• [Job]:
Without the pictures, please reproduce only the lines from the one with "Clone this chart in Altair." through the one with "0.05, 0.10, 0.15]", both included.

• [Excerpted records]:
________
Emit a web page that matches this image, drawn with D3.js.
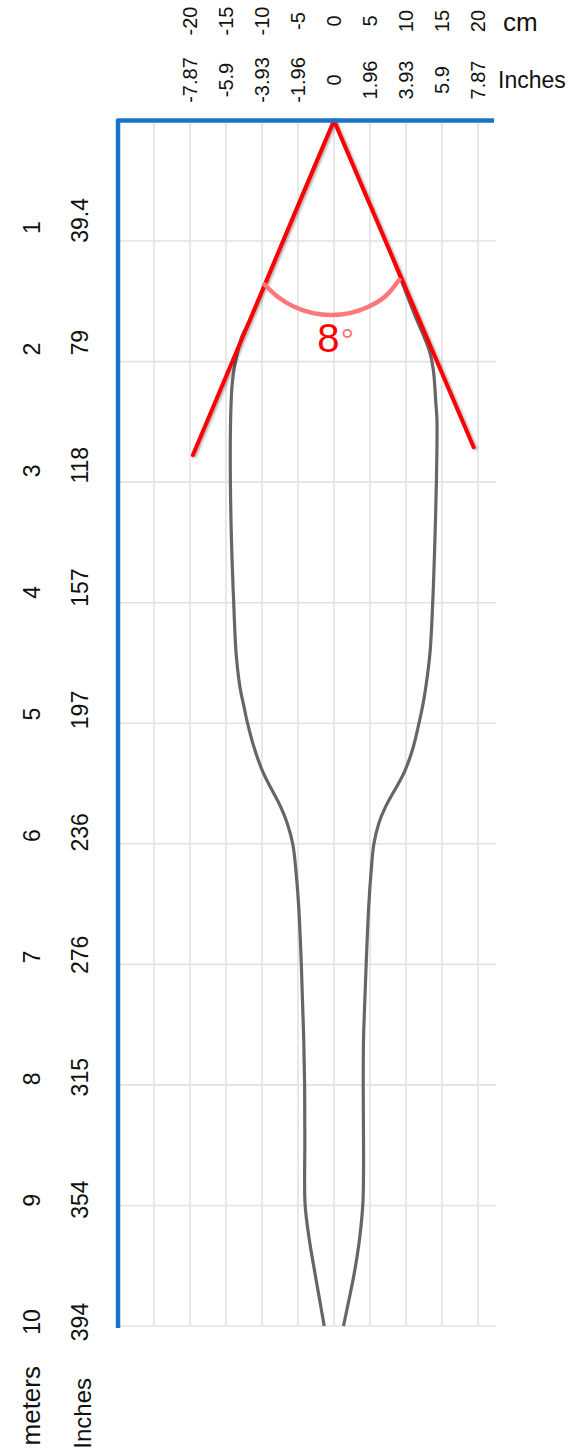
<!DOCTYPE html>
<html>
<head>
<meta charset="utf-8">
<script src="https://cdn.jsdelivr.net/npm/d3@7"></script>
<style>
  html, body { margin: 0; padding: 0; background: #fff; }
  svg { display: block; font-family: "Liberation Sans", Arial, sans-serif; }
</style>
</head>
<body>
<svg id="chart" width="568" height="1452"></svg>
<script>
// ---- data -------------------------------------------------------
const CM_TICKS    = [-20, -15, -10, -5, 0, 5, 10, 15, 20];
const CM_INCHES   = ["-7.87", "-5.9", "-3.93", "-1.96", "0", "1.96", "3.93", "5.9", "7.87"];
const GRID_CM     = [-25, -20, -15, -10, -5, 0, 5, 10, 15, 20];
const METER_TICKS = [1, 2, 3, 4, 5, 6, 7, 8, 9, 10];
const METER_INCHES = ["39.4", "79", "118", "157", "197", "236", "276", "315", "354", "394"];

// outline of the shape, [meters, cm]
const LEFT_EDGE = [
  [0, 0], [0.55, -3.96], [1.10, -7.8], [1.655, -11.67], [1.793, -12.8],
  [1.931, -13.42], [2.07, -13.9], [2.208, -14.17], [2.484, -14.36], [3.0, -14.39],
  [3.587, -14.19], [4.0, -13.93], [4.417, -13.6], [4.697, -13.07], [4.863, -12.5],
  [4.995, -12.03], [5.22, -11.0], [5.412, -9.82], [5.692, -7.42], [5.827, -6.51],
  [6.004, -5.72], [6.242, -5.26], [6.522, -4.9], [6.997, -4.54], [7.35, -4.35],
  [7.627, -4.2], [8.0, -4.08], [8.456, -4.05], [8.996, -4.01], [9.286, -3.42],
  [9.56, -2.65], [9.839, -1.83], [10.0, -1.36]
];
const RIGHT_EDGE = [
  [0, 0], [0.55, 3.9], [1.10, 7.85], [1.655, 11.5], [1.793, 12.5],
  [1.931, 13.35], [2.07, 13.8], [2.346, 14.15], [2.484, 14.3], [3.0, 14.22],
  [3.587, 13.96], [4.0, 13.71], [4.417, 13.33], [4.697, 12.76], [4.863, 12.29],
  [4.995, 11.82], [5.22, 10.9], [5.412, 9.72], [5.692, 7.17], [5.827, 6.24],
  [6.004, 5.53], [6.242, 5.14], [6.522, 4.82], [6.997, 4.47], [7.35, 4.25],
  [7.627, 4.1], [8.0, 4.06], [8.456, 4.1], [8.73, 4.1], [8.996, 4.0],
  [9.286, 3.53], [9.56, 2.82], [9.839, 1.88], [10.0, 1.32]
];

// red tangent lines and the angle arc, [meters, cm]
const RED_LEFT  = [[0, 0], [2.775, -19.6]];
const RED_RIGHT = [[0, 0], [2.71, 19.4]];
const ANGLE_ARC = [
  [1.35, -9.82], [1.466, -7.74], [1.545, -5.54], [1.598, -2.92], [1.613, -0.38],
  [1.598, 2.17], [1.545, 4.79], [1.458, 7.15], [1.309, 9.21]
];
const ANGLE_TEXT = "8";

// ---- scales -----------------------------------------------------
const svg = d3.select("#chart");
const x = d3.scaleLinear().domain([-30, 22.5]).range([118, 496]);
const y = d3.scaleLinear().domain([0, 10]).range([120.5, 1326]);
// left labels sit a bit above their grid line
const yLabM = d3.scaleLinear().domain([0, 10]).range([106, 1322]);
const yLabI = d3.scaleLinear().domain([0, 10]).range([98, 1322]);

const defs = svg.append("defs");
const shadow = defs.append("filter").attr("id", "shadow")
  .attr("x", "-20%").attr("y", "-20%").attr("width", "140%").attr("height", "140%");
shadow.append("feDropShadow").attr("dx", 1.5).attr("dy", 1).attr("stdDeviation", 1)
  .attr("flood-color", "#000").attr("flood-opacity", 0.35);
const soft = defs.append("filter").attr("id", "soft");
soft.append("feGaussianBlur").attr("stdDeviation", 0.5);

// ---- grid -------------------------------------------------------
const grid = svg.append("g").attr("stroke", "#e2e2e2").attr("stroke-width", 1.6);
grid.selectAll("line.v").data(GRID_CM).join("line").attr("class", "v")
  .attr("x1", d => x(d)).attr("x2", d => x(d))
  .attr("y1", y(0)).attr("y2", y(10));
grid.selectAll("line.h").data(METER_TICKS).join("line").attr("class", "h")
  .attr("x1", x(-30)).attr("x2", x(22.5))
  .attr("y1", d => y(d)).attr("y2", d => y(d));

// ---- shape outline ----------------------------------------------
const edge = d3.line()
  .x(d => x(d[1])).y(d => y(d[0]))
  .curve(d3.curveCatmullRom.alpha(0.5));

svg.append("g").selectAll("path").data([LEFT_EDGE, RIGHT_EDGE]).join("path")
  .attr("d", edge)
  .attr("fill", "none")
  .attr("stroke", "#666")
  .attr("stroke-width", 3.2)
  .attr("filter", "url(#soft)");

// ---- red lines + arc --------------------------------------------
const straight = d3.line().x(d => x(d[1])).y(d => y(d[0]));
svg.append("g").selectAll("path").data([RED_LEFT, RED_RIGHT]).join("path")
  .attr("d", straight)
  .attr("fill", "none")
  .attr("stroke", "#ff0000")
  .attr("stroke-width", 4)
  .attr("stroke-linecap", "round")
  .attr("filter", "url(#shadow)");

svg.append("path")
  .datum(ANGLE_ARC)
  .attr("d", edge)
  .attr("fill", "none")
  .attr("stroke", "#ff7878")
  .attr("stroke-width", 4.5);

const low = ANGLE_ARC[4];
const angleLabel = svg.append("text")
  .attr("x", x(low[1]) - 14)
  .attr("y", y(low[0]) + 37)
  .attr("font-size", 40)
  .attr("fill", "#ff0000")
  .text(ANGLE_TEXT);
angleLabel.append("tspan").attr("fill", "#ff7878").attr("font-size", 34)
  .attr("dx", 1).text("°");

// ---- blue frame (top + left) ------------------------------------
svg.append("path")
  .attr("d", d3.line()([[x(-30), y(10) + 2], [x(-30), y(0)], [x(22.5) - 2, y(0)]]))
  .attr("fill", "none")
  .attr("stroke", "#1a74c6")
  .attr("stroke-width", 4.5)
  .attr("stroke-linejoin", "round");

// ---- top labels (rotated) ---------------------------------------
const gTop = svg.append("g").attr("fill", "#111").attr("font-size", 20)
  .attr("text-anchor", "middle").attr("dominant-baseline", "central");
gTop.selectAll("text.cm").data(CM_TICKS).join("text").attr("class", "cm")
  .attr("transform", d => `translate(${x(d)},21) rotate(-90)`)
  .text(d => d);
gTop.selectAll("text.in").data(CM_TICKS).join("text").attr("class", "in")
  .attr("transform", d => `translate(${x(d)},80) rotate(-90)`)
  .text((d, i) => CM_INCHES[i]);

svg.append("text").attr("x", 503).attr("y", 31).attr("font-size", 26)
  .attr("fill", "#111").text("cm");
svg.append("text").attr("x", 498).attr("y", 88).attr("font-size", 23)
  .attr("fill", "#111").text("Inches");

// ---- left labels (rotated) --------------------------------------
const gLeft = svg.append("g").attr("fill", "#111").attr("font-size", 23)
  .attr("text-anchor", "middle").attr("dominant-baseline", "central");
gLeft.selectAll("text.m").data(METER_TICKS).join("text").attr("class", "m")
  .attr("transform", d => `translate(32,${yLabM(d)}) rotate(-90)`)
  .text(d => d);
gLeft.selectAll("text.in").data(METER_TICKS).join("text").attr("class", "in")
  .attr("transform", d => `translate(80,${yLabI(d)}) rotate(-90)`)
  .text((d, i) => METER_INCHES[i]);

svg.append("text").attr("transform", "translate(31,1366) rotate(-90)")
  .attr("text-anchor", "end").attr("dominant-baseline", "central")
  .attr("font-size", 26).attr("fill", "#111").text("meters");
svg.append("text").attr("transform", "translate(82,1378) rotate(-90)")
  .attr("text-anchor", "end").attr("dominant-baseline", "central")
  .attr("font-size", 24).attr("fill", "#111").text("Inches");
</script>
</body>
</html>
________
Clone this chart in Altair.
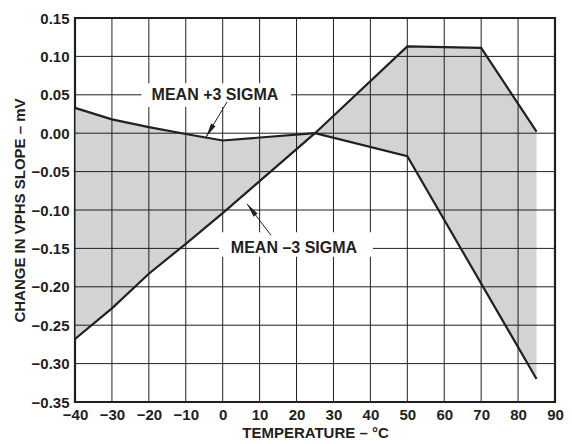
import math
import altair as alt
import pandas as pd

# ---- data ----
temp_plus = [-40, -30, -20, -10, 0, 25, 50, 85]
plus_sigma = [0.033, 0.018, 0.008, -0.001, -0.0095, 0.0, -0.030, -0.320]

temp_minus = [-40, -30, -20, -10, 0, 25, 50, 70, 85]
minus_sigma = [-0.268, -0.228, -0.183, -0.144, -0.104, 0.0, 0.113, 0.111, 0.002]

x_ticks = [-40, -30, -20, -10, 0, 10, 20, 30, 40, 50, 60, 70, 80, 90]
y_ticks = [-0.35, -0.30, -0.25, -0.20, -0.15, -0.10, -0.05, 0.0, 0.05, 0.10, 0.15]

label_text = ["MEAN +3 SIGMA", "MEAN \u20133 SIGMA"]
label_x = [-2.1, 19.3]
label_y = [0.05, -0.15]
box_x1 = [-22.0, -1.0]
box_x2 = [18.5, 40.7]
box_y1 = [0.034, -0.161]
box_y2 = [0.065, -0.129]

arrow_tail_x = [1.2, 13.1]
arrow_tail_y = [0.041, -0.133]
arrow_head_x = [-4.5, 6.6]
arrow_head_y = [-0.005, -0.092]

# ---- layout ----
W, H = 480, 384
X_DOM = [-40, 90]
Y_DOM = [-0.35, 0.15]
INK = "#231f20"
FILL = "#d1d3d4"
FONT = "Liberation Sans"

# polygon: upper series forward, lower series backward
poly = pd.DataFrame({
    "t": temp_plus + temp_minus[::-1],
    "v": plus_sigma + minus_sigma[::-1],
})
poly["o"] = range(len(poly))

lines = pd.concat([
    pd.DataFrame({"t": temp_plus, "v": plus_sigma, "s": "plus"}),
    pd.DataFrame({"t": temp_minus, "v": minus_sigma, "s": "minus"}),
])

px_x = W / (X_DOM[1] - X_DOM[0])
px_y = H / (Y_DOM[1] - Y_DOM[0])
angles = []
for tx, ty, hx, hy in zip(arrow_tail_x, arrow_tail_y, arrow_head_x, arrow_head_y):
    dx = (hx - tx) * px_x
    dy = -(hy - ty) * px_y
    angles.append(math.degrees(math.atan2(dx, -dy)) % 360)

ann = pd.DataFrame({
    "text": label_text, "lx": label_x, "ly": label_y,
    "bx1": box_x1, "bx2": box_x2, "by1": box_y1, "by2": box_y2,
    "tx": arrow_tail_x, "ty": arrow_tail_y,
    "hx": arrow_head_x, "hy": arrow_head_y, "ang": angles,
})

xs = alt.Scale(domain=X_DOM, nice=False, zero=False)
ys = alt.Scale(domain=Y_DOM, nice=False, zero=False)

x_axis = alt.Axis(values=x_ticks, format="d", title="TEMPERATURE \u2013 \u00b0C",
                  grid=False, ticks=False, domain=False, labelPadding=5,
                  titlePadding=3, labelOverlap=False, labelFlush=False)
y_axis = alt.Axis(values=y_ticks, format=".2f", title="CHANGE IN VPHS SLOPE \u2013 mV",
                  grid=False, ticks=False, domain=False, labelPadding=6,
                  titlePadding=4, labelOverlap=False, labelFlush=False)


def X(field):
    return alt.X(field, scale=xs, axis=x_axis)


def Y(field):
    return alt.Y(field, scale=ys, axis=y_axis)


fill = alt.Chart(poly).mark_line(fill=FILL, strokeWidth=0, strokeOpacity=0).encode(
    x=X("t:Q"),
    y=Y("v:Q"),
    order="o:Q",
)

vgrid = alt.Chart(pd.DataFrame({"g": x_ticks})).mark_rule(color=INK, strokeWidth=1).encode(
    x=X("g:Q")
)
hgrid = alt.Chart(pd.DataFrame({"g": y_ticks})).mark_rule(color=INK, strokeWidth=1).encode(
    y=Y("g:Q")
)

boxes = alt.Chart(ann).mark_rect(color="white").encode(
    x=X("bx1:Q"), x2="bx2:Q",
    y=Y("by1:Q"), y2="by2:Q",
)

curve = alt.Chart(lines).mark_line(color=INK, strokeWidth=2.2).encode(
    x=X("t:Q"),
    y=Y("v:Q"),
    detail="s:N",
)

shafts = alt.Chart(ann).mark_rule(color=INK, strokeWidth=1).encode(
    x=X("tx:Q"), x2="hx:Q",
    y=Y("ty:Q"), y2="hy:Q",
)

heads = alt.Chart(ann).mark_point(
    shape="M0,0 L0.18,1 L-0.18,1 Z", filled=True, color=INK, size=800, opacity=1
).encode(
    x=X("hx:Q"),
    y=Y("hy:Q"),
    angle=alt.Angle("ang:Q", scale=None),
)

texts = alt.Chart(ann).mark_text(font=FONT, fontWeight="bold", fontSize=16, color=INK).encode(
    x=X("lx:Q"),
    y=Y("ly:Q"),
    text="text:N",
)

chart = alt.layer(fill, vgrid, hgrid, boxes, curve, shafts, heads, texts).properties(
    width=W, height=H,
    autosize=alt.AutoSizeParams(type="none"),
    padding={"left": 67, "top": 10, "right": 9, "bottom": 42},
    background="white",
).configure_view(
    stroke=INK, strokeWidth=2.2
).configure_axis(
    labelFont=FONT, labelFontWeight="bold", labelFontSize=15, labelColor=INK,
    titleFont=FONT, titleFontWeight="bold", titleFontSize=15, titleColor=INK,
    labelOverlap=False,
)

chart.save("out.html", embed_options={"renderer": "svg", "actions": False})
________
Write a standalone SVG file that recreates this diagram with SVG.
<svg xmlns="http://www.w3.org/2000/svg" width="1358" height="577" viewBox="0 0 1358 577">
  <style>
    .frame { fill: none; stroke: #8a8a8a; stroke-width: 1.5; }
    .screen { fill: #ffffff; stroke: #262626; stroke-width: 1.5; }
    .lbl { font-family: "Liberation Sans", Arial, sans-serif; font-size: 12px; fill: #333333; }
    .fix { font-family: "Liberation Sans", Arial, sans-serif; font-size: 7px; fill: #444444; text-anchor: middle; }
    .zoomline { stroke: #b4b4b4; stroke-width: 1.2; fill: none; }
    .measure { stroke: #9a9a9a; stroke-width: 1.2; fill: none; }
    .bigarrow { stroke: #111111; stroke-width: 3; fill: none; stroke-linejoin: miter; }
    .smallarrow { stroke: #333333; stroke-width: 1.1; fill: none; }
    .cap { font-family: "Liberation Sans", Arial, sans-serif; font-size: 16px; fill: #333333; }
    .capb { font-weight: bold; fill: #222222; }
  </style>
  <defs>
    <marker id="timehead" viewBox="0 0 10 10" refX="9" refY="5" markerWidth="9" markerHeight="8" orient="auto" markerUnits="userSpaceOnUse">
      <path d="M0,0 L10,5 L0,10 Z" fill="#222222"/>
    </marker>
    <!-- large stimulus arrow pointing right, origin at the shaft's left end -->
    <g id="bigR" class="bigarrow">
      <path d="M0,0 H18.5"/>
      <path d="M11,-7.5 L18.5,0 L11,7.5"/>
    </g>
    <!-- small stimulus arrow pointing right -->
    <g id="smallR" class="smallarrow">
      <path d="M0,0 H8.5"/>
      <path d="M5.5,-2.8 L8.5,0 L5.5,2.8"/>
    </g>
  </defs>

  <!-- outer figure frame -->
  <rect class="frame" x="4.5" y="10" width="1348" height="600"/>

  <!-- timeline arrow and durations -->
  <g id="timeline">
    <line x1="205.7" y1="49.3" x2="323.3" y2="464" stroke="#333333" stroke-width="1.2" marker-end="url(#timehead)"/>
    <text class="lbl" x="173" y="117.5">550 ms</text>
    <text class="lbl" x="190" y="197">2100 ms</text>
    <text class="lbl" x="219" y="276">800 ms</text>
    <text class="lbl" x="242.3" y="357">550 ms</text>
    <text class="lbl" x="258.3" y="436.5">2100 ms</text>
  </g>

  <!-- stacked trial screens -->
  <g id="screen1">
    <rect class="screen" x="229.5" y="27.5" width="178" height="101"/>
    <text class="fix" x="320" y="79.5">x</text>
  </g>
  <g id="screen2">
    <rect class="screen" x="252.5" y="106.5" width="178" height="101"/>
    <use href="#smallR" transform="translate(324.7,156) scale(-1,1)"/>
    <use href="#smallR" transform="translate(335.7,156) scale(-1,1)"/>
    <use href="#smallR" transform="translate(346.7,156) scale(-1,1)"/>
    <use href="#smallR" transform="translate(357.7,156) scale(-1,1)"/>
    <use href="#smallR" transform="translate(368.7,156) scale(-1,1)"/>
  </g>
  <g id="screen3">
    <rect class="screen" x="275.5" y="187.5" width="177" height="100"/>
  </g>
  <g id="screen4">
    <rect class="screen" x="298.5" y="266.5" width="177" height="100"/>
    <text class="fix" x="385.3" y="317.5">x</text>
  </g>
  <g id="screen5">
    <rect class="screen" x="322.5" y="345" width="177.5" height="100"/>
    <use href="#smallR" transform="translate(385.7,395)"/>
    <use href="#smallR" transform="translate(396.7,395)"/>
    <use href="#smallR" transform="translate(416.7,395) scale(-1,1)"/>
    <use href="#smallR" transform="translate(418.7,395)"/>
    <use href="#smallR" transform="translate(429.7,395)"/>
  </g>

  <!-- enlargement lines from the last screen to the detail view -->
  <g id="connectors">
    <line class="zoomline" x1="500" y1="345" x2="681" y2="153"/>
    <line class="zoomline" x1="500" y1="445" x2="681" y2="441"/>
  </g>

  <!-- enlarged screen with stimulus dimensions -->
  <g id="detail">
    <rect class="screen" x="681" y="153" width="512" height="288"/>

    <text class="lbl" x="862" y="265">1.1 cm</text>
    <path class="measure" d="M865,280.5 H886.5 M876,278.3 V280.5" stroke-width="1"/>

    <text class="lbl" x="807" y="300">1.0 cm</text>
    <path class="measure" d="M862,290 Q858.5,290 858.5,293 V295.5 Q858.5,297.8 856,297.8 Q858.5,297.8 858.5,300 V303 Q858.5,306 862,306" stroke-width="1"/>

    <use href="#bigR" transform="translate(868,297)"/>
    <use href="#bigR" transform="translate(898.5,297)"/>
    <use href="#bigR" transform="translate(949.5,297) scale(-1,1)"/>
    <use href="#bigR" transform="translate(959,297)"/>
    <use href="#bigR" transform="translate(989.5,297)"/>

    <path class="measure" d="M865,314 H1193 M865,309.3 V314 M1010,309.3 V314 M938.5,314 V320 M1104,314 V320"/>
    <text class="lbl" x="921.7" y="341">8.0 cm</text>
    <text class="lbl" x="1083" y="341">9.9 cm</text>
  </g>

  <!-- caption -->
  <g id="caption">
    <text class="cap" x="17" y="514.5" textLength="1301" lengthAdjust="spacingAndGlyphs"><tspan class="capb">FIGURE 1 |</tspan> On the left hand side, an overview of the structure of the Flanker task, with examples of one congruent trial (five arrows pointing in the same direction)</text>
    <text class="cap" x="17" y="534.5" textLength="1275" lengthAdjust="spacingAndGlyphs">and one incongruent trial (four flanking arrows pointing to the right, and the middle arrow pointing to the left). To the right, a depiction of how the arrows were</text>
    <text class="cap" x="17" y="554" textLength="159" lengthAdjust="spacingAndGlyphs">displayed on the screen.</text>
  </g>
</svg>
________
• [Response]:
Clone this chart in Altair.
import math
import altair as alt
import pandas as pd

# ---- data ----
temp_plus = [-40, -30, -20, -10, 0, 25, 50, 85]
plus_sigma = [0.033, 0.018, 0.008, -0.001, -0.0095, 0.0, -0.030, -0.320]

temp_minus = [-40, -30, -20, -10, 0, 25, 50, 70, 85]
minus_sigma = [-0.268, -0.228, -0.183, -0.144, -0.104, 0.0, 0.113, 0.111, 0.002]

x_ticks = [-40, -30, -20, -10, 0, 10, 20, 30, 40, 50, 60, 70, 80, 90]
y_ticks = [-0.35, -0.30, -0.25, -0.20, -0.15, -0.10, -0.05, 0.0, 0.05, 0.10, 0.15]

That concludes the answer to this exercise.